Libor: Investigation closed but still questions to answer

The Serious Fraud Office (SFO) has announced that it is closing its investigation into the alleged rigging of the Libor benchmark rate after a seven-year investigation. 

According to the SFO, there will be no further charges brought against the 13 individuals charged currently with conspiracy to defraud.

However, it appears that the agency was still considering whether to bring other charges this year and witnesses were being interviewed as recently as March 2019.

The Libor scandal first made headlines in the Summer of 2012, after Barclays paid $290 million to US and UK financial regulators to settle claims that its traders had manipulated Libor – the key rate at which banks will lend to each other in the short-term money markets – during the financial crisis.

However, rather than being treated leniently for reaching a settlement, Barclays’ Chief Executive was sacked and the SFO launched its investigation, which found that the scandal had not been confined to Barclays.

As in all forensic investigations, investigators pored over not only financial transactions but also transcripts of phone calls, which uncovered what then Chancellor, George Osborne, called a “shocking indictment of the culture at banks”.

Despite amassing a considerable amount of evidence, the SFO said it “had not met the threshold needed” to bring further Libor prosecutions.

Critics claim that the SFO should have dropped the case much sooner and one commentator remarked that considering the number of individuals charged, the SFO achieved a “limited amount of success”.

A forensic investigation hinges on robust evidence gathering from as many sources as possible and, most importantly, helps to build the foundation of a case on which all the elements can be pieced together.
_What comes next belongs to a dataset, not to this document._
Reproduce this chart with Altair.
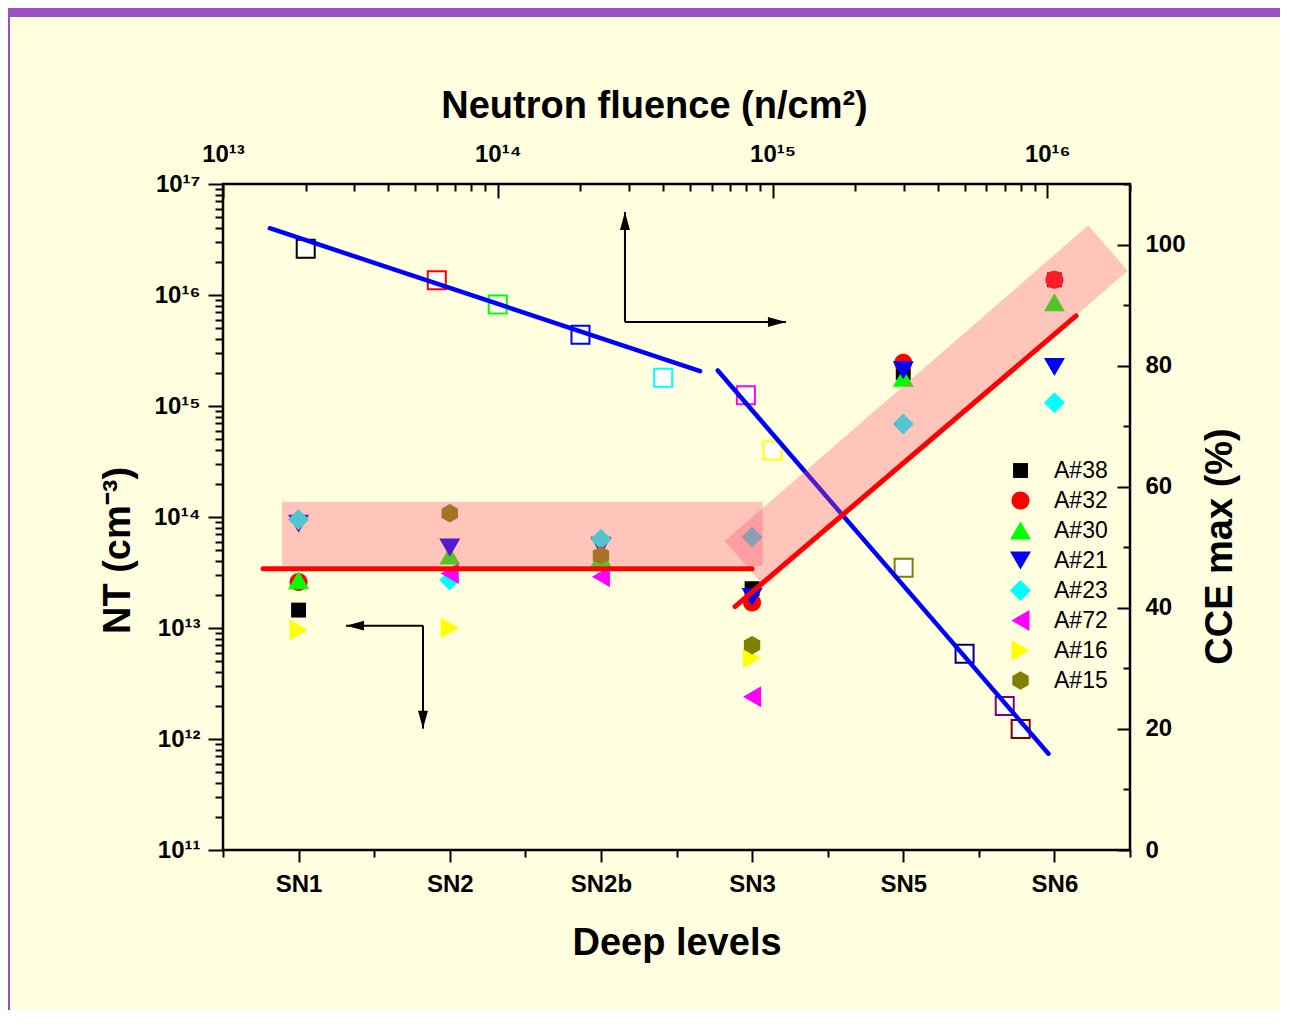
import pandas as pd
import altair as alt

# ---------------- data ----------------
LEVELS = ["SN1", "SN2", "SN2b", "SN3", "SN5", "SN6"]
LEVEL_POS = [1, 2, 3, 4, 5, 6]

SERIES = ["A#38", "A#32", "A#30", "A#21", "A#23", "A#72", "A#16", "A#15"]
COLORS = ["#000000", "#ff0000", "#00ff00", "#0000ff", "#00ffff", "#ff00ff", "#ffff00", "#808000"]
SHAPES = [
    "M-0.71,-0.71L0.71,-0.71L0.71,0.71L-0.71,0.71Z",                      # square
    "M0.86,0A0.86,0.86,0,1,1,-0.86,0A0.86,0.86,0,1,1,0.86,0Z",            # circle
    "M0,-0.86L1,0.86L-1,0.86Z",                                          # triangle up
    "M0,0.86L1,-0.86L-1,-0.86Z",                                         # triangle down
    "M0,-1L1,0L0,1L-1,0Z",                                               # diamond
    "M-0.86,0L0.86,-1L0.86,1Z",                                          # triangle left
    "M0.86,0L-0.86,-1L-0.86,1Z",                                         # triangle right
    "M0,-0.88L0.78,-0.44L0.78,0.44L0,0.88L-0.78,0.44L-0.78,-0.44Z",      # hexagon
]

# trap concentration NT (cm^-3) per deep level, one list per sample
NT_A38 = [1.45e13, None, 4.2e13, 2.26e13, 2.0e15, 1.37e16]
NT_A32 = [2.6e13, None, None, 1.7e13, 2.45e15, 1.37e16]
NT_A30 = [2.7e13, 4.5e13, 4.3e13, None, 1.8e15, 8.6e15]
NT_A21 = [8.7e13, 5.3e13, 5.5e13, 1.9e13, 2.1e15, 2.25e15]
NT_A23 = [9.5e13, 2.7e13, 6.3e13, 6.6e13, 6.9e14, 1.07e15]
NT_A72 = [None, 3.1e13, 2.9e13, 2.4e12, None, None]
NT_A16 = [9.6e12, 1.0e13, None, 5.4e12, None, None]
NT_A15 = [None, 1.08e14, 4.5e13, 7.0e12, None, None]
NT_ALL = [NT_A38, NT_A32, NT_A30, NT_A21, NT_A23, NT_A72, NT_A16, NT_A15]

# CCE max (%) vs neutron fluence (n/cm^2)
FLUENCE = [2e13, 6e13, 1e14, 2e14, 4e14, 8e14, 1e15, 3e15, 5e15, 7e15, 8e15]
CCE = [99.3, 94.1, 90.1, 85.1, 78.0, 75.1, 66.0, 46.6, 32.4, 23.8, 20.0]
CCE_COLORS = ["#000000", "#ff0000", "#00ff00", "#0000ff", "#00ffff", "#ff00ff",
              "#ffff00", "#808000", "#000080", "#800080", "#800000"]

# blue fit lines on CCE vs fluence
FIT1_FL = [1.48e13, 5.45e14]
FIT1_CCE = [102.7, 79.1]
FIT2_FL = [6.32e14, 1.01e16]
FIT2_CCE = [79.2, 15.9]

# red fit lines on NT vs deep level
RED1_X = [0.765, 4.0]
RED1_NT = [3.42e13, 3.42e13]
RED2_X = [3.887, 6.143]
RED2_NT = [1.56e13, 6.48e15]

# shaded bands
BANDH_X = [0.89]
BANDH_X2 = [4.07]
BANDH_NT = [3.64e13]
BANDH_NT2 = [1.37e14]
BANDD_X = [3.95, 6.354]
BANDD_NT = [3.8e13, 2.65e16]

# annotation arrows (deep level position, NT)
ARROW_X = [3.159, 3.159, 1.823, 1.823]
ARROW_X2 = [3.159, 4.224, 1.314, 1.823]
ARROW_NT = [5.72e15, 5.72e15, 1.05e13, 1.05e13]
ARROW_NT2 = [5.6e16, 5.72e15, 1.05e13, 1.24e12]
ARROW_HEADS = [
    "M0,0L-0.55,2L0.55,2Z",   # up
    "M0,0L-2,-0.55L-2,0.55Z", # right
    "M0,0L2,-0.55L2,0.55Z",   # left
    "M0,0L-0.55,-2L0.55,-2Z", # down
]

# ---------------- tables ----------------
rows = []
for s, vals in zip(SERIES, NT_ALL):
    for p, v in zip(LEVEL_POS, vals):
        if v is not None:
            rows.append({"x": p, "nt": v, "series": s})
pts = pd.DataFrame(rows)

sq_df = pd.DataFrame({"fl": FLUENCE, "cce": CCE, "col": CCE_COLORS})
fit_df = pd.DataFrame({
    "fl": FIT1_FL + FIT2_FL,
    "cce": FIT1_CCE + FIT2_CCE,
    "seg": ["a", "a", "b", "b"],
})
red_df = pd.DataFrame({
    "x": RED1_X + RED2_X,
    "nt": RED1_NT + RED2_NT,
    "seg": ["a", "a", "b", "b"],
})
bandh_df = pd.DataFrame({"x": BANDH_X, "x2": BANDH_X2, "nt": BANDH_NT, "nt2": BANDH_NT2})
bandd_df = pd.DataFrame({"x": BANDD_X, "nt": BANDD_NT})
arrow_df = pd.DataFrame({"x": ARROW_X, "x2": ARROW_X2, "nt": ARROW_NT, "nt2": ARROW_NT2})
head_df = pd.DataFrame({"x": ARROW_X2, "nt": ARROW_NT2, "shape": ARROW_HEADS})

# ---------------- axes ----------------
SUP = "⁰¹²³⁴⁵⁶⁷⁸⁹"
E = "round(log(datum.value)/LN10)"
MAJOR_LOG = f"abs(log(datum.value)/LN10 - {E}) < 0.001"
LOG_LABEL = (f"{MAJOR_LOG} ? '10' + substring('{SUP}', floor({E}/10), floor({E}/10)+1)"
             f" + substring('{SUP}', {E}%10, {E}%10+1) : ''")

NT_TICKS = [m * 10.0 ** d for d in range(11, 17) for m in range(1, 10)] + [1e17]
FL_TICKS = [m * 10.0 ** d for d in range(13, 16) for m in range(1, 10)] + [1e16, 2e16]
CCE_TICKS = list(range(0, 111, 10))
LVL_TICKS = [0.5 + 0.5 * i for i in range(13)]
LVL_ARRAY = "[" + ",".join(f"'{l}'" for l in LEVELS) + "]"

AX_LEFT = alt.Axis(
    orient="left", values=NT_TICKS, labelExpr=LOG_LABEL,
    tickSize={"condition": {"test": MAJOR_LOG, "value": 15}, "value": 8},
    labelPadding=8, title="NT (cm⁻³)", titlePadding=16, titleY=366,
)
AX_BOTTOM = alt.Axis(
    orient="bottom", values=LVL_TICKS,
    labelExpr=f"datum.value % 1 == 0 ? {LVL_ARRAY}[datum.value - 1] : ''",
    tickSize={"condition": {"test": "datum.value % 1 == 0", "value": 12}, "value": 7},
    labelPadding=10, title="Deep levels", titlePadding=28,
)
AX_TOP = alt.Axis(
    orient="top", values=FL_TICKS, labelExpr=LOG_LABEL, offset=-14, tickSize=14,
    tickDash={"condition": {"test": MAJOR_LOG, "value": []}, "value": [0, 7, 7, 0]},
    labelPadding=18, title="Neutron fluence (n/cm²)", titlePadding=17, titleX=431,
)
AX_RIGHT = alt.Axis(
    orient="right", values=CCE_TICKS,
    labelExpr="datum.value % 20 == 0 ? datum.label : ''", offset=-13, tickSize=13,
    tickDash={"condition": {"test": "datum.value % 20 == 0", "value": []}, "value": [0, 6, 7, 0]},
    labelPadding=15, title="CCE max (%)", titleAngle=270, titleBaseline="top",
    titlePadding=16, titleY=362,
)

LVL_SCALE = alt.Scale(domain=[0.5, 6.5], nice=False, zero=False)
NT_SCALE = alt.Scale(type="log", domain=[1e11, 1e17], nice=False)
FL_SCALE = alt.Scale(type="log", domain=[1e13, 2e16], nice=False)
CCE_SCALE = alt.Scale(domain=[0, 110], nice=False, zero=False)

X_A = alt.X("x:Q", scale=LVL_SCALE, axis=AX_BOTTOM)
Y_A = alt.Y("nt:Q", scale=NT_SCALE, axis=AX_LEFT)
X_B = alt.X("fl:Q", scale=FL_SCALE, axis=AX_TOP)
Y_B = alt.Y("cce:Q", scale=CCE_SCALE, axis=AX_RIGHT)
X_C = alt.X("x:Q", scale=LVL_SCALE, axis=None)
Y_C = alt.Y("nt:Q", scale=NT_SCALE, axis=None)

LEG = alt.Legend(
    orient="none", legendX=786, legendY=275, title=None,
    labelFont="Liberation Sans", labelFontSize=23, labelFontWeight="normal",
    labelColor="black", symbolSize=441, symbolStrokeWidth=0, symbolOpacity=1,
    rowPadding=6, labelOffset=22, padding=0,
)

PURPLE = "#9c50c0"
BAND_COLOR = "#ff5070"
one = pd.DataFrame({"k": [0]})

# ---------------- group A: NT vs deep levels ----------------
frame_top = alt.Chart(one).mark_rect(color=PURPLE).encode(
    x=alt.value(-215), x2=alt.value(1064), y=alt.value(-176), y2=alt.value(-167))
frame_left = alt.Chart(one).mark_rect(color=PURPLE).encode(
    x=alt.value(-215), x2=alt.value(-213), y=alt.value(-176), y2=alt.value(838))

points = alt.Chart(pts).mark_point(filled=True, size=441, opacity=1, strokeWidth=0).encode(
    x=X_A, y=Y_A,
    color=alt.Color("series:N", scale=alt.Scale(domain=SERIES, range=COLORS), legend=LEG),
    shape=alt.Shape("series:N", scale=alt.Scale(domain=SERIES, range=SHAPES), legend=LEG),
)
arrows = alt.Chart(arrow_df).mark_rule(color="black", strokeWidth=2).encode(
    x=X_A, x2="x2:Q", y=Y_A, y2="nt2:Q")
heads = alt.Chart(head_df).mark_point(filled=True, size=324, color="black", opacity=1, strokeWidth=0).encode(
    x=X_A, y=Y_A, shape=alt.Shape("shape:N", scale=None))

group_a = alt.layer(frame_top, frame_left, points, arrows, heads)

# ---------------- group B: CCE vs fluence ----------------
squares = alt.Chart(sq_df).mark_point(
    shape="square", size=324, filled=False, fill="white", fillOpacity=1, strokeWidth=2, opacity=1
).encode(x=X_B, y=Y_B, stroke=alt.Stroke("col:N", scale=None))
blue = alt.Chart(fit_df).mark_line(color="#0000ff", strokeWidth=4.5, strokeCap="round").encode(
    x=X_B, y=Y_B, detail="seg:N")
group_b = alt.layer(squares, blue)

# ---------------- group C: shaded bands and red fits ----------------
band_h = alt.Chart(bandh_df).mark_rect(color=BAND_COLOR, opacity=0.33).encode(
    x=X_C, x2="x2:Q", y=Y_C, y2="nt2:Q")
band_d = alt.Chart(bandd_df).mark_line(color=BAND_COLOR, opacity=0.33, strokeWidth=60, strokeCap="butt").encode(
    x=X_C, y=Y_C)
red = alt.Chart(red_df).mark_line(color="#ff0000", strokeWidth=5, strokeCap="round").encode(
    x=X_C, y=Y_C, detail="seg:N")
group_c = alt.layer(band_h, band_d, red)

chart = alt.layer(group_a, group_b, group_c).resolve_scale(
    x="independent", y="independent"
).properties(
    width=907, height=666,
    padding={"left": 215, "top": 176, "right": 150, "bottom": 160},
    autosize=alt.AutoSizeParams(type="none"),
    background="#ffffe0",
).configure_view(
    stroke="black", strokeWidth=2.5
).configure_axis(
    labelFont="Liberation Sans", labelFontSize=24, labelFontWeight="bold", labelColor="black",
    titleFont="Liberation Sans", titleFontSize=38, titleFontWeight="bold", titleColor="black",
    tickColor="black", tickWidth=2, domain=False, grid=False,
    labelOverlap=False, labelFlush=False,
)

chart.save("out.html", embed_options={"renderer": "svg", "actions": False})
The SFO’s case does not appears to have done that.

One of the few to be convicted is now arguing that the fact that he was jailed in 2015 on eight counts of conspiracy to defraud, in circumstances in which his alleged ‘co-conspirators’ were acquitted, suggests that he was “conspiring with nobody”.

Roger Isaacs, Forensic Partner at Milsted Langdon, said: “Investigations by the SFO of this scale and over many years, are often controversial. They typically cost millions of pounds of tax-payers’ money and the public often expect the SFO to find someone to blame when things go wrong.  However, especially in complex cases such as the Libor enquiry, it is very difficult to find evidence that meets the threshold of proving wrongdoing beyond all reasonable doubt.

“Even when the SFO believes that it has found sufficient evidence, it does not necessary mean that it can be simplified and distilled into a narrative that convinces a lay-jury that might well have no experience of the technical financial issues that often arise in cases of alleged financial crimes”.